Molecular structure, dynamics and adsorption behavior of water molecules and ions on [0 1 0] surface of γ-FeOOH: A molecular dynamics approach

The interaction between chloride ions and passivate film of steel bars determines the corrosion resistance of iron materials. In this study, the molecular structure, dynamics properties and adsorption behavior of water molecules and ions on passivate film surface is systematically investigated by molecular dynamics simulation method. This interfacial model is constructed for NaCl solution with 1.5 mol/L near the γ-FeOOH [0 1 0] surface. The FeO6 octahedron, exhibiting strong hydrophilic nature within the surface, provides a large amounts of oxygen sites to form H-bonds with the neighboring water molecules.
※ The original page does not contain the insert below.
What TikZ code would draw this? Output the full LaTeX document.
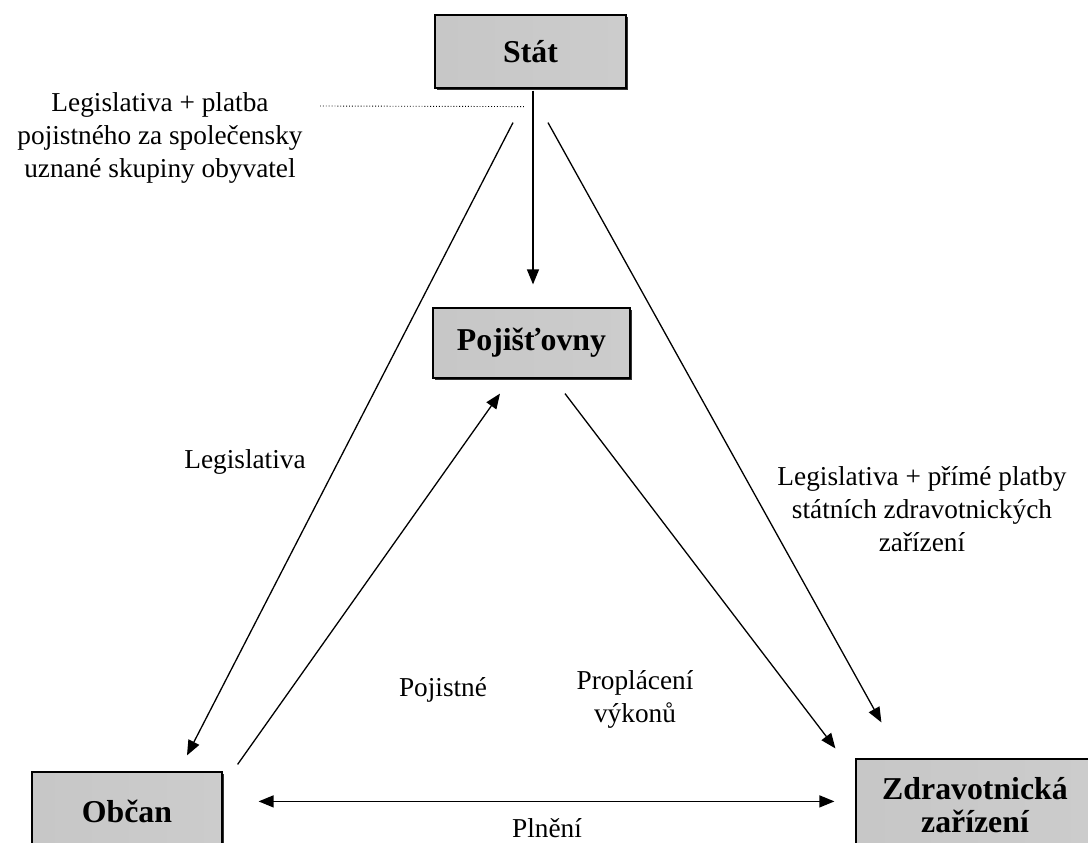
\documentclass[tikz,border=0pt]{standalone}
\usepackage{fontspec}
\setmainfont{Liberation Serif}
\usetikzlibrary{arrows.meta,calc,shadows}

\tikzset{
  box/.style={draw=black, line width=1.2pt, inner sep=0pt, align=center,
    left color=black!22, middle color=white, right color=black!20,
    font=\bfseries\fontsize{31.8}{36}\selectfont,
    drop shadow={shadow xshift=1.6pt, shadow yshift=-1.6pt, fill=black!80, opacity=1}},
  lbl/.style={inner sep=0pt, align=center, font=\fontsize{27.3}{33}\selectfont},
  link/.style={line width=1.3pt, -{Triangle[length=15pt,width=12pt]}},
  biLink/.style={line width=1.3pt, {Triangle[length=15pt,width=12pt]}-{Triangle[length=15pt,width=12pt]}},
  guide/.style={line width=0.9pt, dotted}
}

\begin{document}
\begin{tikzpicture}[x=1pt, y=-1pt]
  \clip (0,0) rectangle (1088,843);
  \fill[white] (0,0) rectangle (1088,843);

  % boxes
  \node[box, minimum width=191pt, minimum height=73pt] (stat) at (530.5,51.5) {Stát};
  \node[box, minimum width=197pt, minimum height=70pt] (poj) at (531.5,343) {Pojišťovny};
  \node[box, minimum width=190pt, minimum height=78pt] (obcan) at (127,811) {Občan};
  \node[box, minimum width=238pt, minimum height=92pt] (zdrav) at (975,805) {Zdravotnická\\[-3pt]zařízení};

  % labels
  \node[lbl] (tl) at (160,138) {Legislativa + platba\\pojistného za společensky\\uznané skupiny obyvatel};
  \node[lbl] (legL) at (245,462) {Legislativa};
  \node[lbl] (legR) at (922,509) {Legislativa + přímé platby\\státních zdravotnických\\zařízení};
  \node[lbl] (pojistne) at (443,690) {Pojistné};
  \node[lbl] (proplaceni) at (635,699) {Proplácení\\výkonů};
  \node[lbl] (plneni) at (547,828) {Plnění};

  % connectors
  \coordinate (guideStart) at (320,106);
  \draw[guide] (guideStart) -- ($(stat.south)+(-5.5,18)$);
  \draw[link] ($(stat.south)+(2.5,2)$) -- ($(poj.north)+(1.5,-23)$);
  \draw[link] ($(stat.south)+(-17.5,34)$) -- ($(obcan.north)+(60,-16)$);
  \draw[link] ($(stat.south)+(17.5,34)$) -- ($(zdrav.north west)+(26,-36)$);
  \draw[link] ($(obcan.north east)+(15,-7)$) -- ($(poj.south)+(-31.5,15)$);
  \draw[link] ($(poj.south)+(33.5,15)$) -- ($(zdrav.north west)+(-20,-10)$);
  \draw[biLink] ($(obcan.north east)+(36,30)$) -- ($(zdrav.north west)+(-21,43)$);
\end{tikzpicture}
\end{document}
The surface water molecules, distributed in the first adsorbed layer, not only show a comparably high magnitude of dipole moment but also tend to develop an H-down orientation with respect to the γ-FeOOH substrate. Solid oxygen and hydrogen atoms in the γ-FeOOH substrate, which replace the surrounding water molecules, change the hydration structure of ions and the adsorbed ions mobility. Furthermore, the sodium and chloride ions can be adsorbed by the iron hydroxyl surface in different ways. On the one hand, by forming NaO bond with solid oxygen in the iron hydroxyl, the sodium ions can penetrate into the vacancy areas between the neighboring FeO6 octahedrons. On the other hand, chloride ions form H-bonds with the neighboring FeOH groups and associate with sodium ions on the surface to form the cation-anion ionic pairs. Both H-bond connection and the cation-anion ionic pairs restrict the chloride ions in the γ-FeOOH substrate. Additionally, due to the attraction of the solid substrate, the diffusion coefficient of solution species within the surface dramatically decrease by 70% and the resident time of water and ions in the vicinity of γ-FeOOH substrate is elongated more than twice as compared with that in bulk solution. Hopefully, this paper can provide valuable insights and interpret the corrosion mechanism of iron materials at the molecular level.